_Written problem_
Select each line where the word "this" appears.

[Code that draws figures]
--- begin ---
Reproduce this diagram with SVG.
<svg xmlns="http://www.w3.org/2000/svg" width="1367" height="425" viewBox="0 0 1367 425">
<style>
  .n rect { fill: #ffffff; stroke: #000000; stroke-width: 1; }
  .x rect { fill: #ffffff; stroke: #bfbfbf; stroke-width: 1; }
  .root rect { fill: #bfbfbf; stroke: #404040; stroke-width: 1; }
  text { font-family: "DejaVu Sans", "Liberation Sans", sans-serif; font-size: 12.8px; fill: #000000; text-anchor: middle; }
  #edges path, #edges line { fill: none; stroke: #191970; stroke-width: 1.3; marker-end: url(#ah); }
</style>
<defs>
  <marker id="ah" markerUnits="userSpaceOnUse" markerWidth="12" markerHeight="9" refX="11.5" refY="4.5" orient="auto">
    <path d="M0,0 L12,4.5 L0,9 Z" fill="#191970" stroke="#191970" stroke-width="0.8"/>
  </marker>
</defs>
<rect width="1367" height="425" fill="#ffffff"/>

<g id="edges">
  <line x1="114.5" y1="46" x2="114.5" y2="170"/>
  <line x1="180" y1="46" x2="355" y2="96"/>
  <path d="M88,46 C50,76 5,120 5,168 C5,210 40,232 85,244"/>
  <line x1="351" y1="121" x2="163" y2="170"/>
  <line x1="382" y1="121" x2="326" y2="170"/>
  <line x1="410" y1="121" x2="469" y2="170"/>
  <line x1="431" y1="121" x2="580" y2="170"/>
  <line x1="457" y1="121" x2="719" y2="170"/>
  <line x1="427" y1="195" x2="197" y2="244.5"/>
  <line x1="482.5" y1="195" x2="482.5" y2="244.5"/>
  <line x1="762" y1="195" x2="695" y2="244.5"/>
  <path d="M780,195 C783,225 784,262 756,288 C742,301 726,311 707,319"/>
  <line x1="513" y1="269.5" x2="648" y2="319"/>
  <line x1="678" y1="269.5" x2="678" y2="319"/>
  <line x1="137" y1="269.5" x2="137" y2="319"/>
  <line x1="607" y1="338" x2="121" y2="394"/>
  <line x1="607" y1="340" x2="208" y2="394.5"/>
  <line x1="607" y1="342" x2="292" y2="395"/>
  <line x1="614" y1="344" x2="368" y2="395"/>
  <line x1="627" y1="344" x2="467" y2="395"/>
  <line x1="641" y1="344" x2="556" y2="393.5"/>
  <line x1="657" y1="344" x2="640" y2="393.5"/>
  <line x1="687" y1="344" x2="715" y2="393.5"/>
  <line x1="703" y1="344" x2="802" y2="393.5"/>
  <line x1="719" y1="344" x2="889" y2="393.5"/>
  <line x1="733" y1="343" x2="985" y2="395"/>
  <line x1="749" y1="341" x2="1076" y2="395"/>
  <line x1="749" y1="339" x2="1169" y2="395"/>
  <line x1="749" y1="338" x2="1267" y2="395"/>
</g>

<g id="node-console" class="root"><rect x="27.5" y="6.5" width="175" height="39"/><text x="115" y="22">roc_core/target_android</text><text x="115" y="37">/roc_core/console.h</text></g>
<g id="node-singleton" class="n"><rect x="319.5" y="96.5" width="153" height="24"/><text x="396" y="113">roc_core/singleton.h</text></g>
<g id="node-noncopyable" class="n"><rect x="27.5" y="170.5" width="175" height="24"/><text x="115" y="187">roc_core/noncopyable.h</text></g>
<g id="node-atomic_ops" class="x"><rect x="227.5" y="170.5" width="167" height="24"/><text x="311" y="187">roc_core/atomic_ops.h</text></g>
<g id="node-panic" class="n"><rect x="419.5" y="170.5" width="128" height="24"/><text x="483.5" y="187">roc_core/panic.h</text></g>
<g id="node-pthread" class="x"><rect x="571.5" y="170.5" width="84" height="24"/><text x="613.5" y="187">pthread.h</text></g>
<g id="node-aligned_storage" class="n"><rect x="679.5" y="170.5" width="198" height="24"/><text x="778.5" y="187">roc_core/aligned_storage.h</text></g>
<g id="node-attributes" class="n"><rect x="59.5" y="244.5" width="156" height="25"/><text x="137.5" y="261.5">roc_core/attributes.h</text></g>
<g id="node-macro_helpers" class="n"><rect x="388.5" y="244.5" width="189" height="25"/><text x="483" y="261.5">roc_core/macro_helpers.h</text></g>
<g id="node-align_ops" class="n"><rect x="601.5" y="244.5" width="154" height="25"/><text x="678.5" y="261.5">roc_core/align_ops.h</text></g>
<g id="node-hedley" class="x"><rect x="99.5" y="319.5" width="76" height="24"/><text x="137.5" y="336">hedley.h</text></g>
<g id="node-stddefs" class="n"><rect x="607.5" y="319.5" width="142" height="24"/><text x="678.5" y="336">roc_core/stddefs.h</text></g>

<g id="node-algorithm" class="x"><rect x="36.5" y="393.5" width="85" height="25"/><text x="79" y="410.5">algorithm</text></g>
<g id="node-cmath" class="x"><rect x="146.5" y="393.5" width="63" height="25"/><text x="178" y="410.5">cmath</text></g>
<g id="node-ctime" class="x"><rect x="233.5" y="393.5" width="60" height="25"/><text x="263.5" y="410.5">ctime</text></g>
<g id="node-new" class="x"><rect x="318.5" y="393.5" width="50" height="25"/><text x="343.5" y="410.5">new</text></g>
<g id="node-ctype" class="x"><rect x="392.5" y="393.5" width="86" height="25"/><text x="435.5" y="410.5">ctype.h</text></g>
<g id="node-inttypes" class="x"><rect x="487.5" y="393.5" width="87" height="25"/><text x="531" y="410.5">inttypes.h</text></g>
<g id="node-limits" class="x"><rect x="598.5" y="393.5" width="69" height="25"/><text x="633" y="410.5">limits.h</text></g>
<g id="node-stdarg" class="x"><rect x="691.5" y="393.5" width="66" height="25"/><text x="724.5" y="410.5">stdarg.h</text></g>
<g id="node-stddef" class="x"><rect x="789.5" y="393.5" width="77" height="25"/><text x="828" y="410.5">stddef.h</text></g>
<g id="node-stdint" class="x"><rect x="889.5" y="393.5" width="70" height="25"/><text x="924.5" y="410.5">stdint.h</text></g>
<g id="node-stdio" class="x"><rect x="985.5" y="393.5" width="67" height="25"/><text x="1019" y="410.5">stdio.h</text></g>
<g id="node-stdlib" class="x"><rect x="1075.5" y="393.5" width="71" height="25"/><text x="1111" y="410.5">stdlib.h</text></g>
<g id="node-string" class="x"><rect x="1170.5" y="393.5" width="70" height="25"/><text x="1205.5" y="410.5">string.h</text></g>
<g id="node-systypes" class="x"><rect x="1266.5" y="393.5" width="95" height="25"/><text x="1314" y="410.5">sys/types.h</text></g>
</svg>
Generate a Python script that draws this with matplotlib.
--- end ---
_Output_
Reproduce this diagram with SVG.
Generate a Python script that draws this with matplotlib.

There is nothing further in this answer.